Not sure how this will play out in a 2stone, but I would guess the whole charring/leoparding thing is going to be problematic. I would avoid using these visual cues and focus on the taste and texture of the crust first and foremost.
Bill, I have been puzzling over your remarks above. I think it may be better to talk more precisely, in terms of the three kinds of heat transfer that are possible: radiation, convection, and conduction (no, I'm not someone with perfect memory of high school physics - I just looked it up in Wikipedia). Radiation is directional heat radiation, convection is heating by flowing hot air, and conduction is by surface contact. The bottom of the pizza cooks by radiation and conduction I guess, and the top cooks by radiation and convection - ?? A probe "in the air" is like the top of the pizza in that it will measure both radiant and convective heat (both the air flowing by the probe and the radiation striking it will heat up the probe). So I think an air probe will in fact be an important reading in both the 2stone and in a woodfired oven.

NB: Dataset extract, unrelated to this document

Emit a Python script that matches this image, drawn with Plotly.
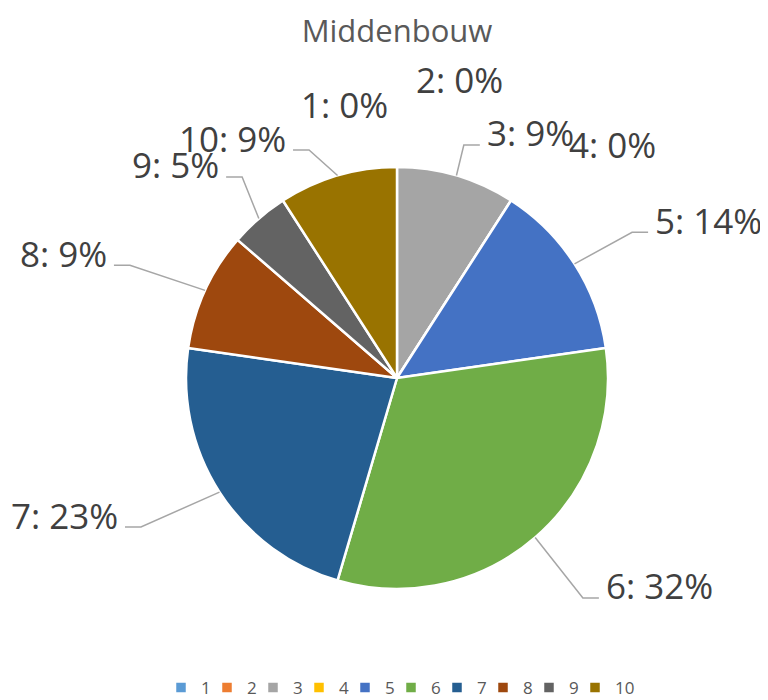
import numpy as np
import plotly.graph_objects as go

# data
categories = ['1', '2', '3', '4', '5', '6', '7', '8', '9', '10']
counts = [0, 0, 2, 0, 3, 7, 5, 2, 1, 2]
colors = ['#5B9BD5', '#ED7D31', '#A5A5A5', '#FFC000', '#4472C4',
          '#70AD47', '#255E91', '#9E480E', '#636363', '#997300']
title = 'Middenbouw'

# layout (pixels, page coordinates; the page adds an 8px body margin)
W, H = 768, 700
OFF = 8
cx, cy, R = 397, 378, 211
# where each label sits: angle (deg, clockwise from top) and radius factor
# (elbow of the leader line for filled slices, text centre for empty ones)
label_ang = [349.2, 11.9, 16.0, 42.7, 58.2, 139.8, 239.8, 292.9, 322.4, 338.9]
label_k = [1.318, 1.444, 1.149, 1.503, 1.311, 1.365, 1.404, 1.374, 1.203, 1.158]
seg = 16
gap = 6


def px(x, y):
    return (x - OFF) / W, 1 - (y - OFF) / H


def polar(ang, k):
    a = np.radians(ang)
    return cx + k * R * np.sin(a), cy - k * R * np.cos(a)


total = sum(counts)
ends = np.cumsum(counts) / total * 360
starts = ends - np.array(counts) / total * 360

fig = go.Figure(go.Pie(
    labels=categories,
    values=counts,
    sort=False,
    direction='clockwise',
    rotation=0,
    textinfo='none',
    hoverinfo='label+percent',
    marker=dict(colors=colors, line=dict(color='white', width=2.5)),
    domain=dict(x=[(cx - OFF - R) / W, (cx - OFF + R) / W],
                y=[(H - cy + OFF - R) / H, (H - cy + OFF + R) / H]),
))
# empty spacer entry so the last legend label ("10") is not clipped
fig.add_trace(go.Scatter(x=[None], y=[None], mode='markers', name=' ',
                         marker=dict(color='rgba(0,0,0,0)', size=1,
                                     line=dict(width=0)),
                         hoverinfo='skip', showlegend=True))

shapes = []
annotations = []
for i, (cat, v) in enumerate(zip(categories, counts)):
    pct = round(100 * v / total)
    text = f'{cat}: {pct}%'
    ex, ey = polar(label_ang[i], label_k[i])
    if v == 0:
        xp, yp = px(ex, ey)
        annotations.append(dict(x=xp, y=yp, xref='paper', yref='paper', text=text,
                                showarrow=False, xanchor='center', yanchor='middle'))
        continue
    sx, sy = polar((starts[i] + ends[i]) / 2, 1.0)
    side = 1 if ex >= cx else -1
    tx = ex + side * seg
    p = [px(sx, sy), px(ex, ey), px(tx, ey)]
    shapes.append(dict(type='path', xref='paper', yref='paper',
                       path=f'M {p[0][0]},{p[0][1]} L {p[1][0]},{p[1][1]} L {p[2][0]},{p[2][1]}',
                       line=dict(color='#A6A6A6', width=1.5)))
    xp, yp = px(tx + side * gap, ey - 12)
    annotations.append(dict(x=xp, y=yp, xref='paper', yref='paper', text=text,
                            showarrow=False, xanchor='left' if side > 0 else 'right',
                            yanchor='middle'))

for a in annotations:
    a['font'] = dict(family='Open Sans', size=35, color='#404040')
    a['borderpad'] = 0

tx_, ty_ = px(cx, 31)
lx_, ly_ = px(161, 688)
fig.update_layout(
    width=W, height=H,
    margin=dict(l=0, r=0, t=0, b=0),
    paper_bgcolor='white',
    plot_bgcolor='white',
    xaxis=dict(visible=False),
    yaxis=dict(visible=False),
    title=dict(text=title, x=tx_, xanchor='center', y=ty_, yanchor='middle',
               font=dict(family='Open Sans', size=31, color='#595959')),
    legend=dict(orientation='h', x=lx_, xanchor='left', y=ly_, yanchor='middle',
                font=dict(family='Open Sans', size=17, color='#595959'),
                entrywidth=1, itemclick=False),
    shapes=shapes,
    annotations=annotations,
)

fig.write_html('out.html')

In comparing the 2stone and a wood-fired pizza oven, both will heat the pizza bottom by the same kind of heat; the pizza top will also be heated by convection and radiation in both cases, but I expect it will have more radiant heat in the wood-burning oven whereas the 2stone will have more convection heat due to the airflow of the hot air. The 2stone has a stone on the top which will also be radiating heat down on to the pizza, so this is very much like the top of the wood pizza oven. My wild guess is this top-down radiation component will be roughly similar on both (note the wood oven ceiling was heated more by radiation and the 2stone ceiling more by convection, but once they are heated they are both radiators of heat, the original source of the heat has no relevance); I am going to use my IR gun to measure the heat on that top stone next time and perhaps that can be compared to brick oven ceiling temps. What is missing in the 2stone is the radiant heat from the fire, but it compensates by more convection heat I expect, due to airflow from flames up. Convection in a woodburning oven is from air flowing in the front and out the top, so the pizza will be more "upstream" from the heat source compared to the 2stone, so I think there will be less convection heating in a woodburning oven. But, I don't know what the air currents there are precisely, maybe the air flow spirals all around the oven or something.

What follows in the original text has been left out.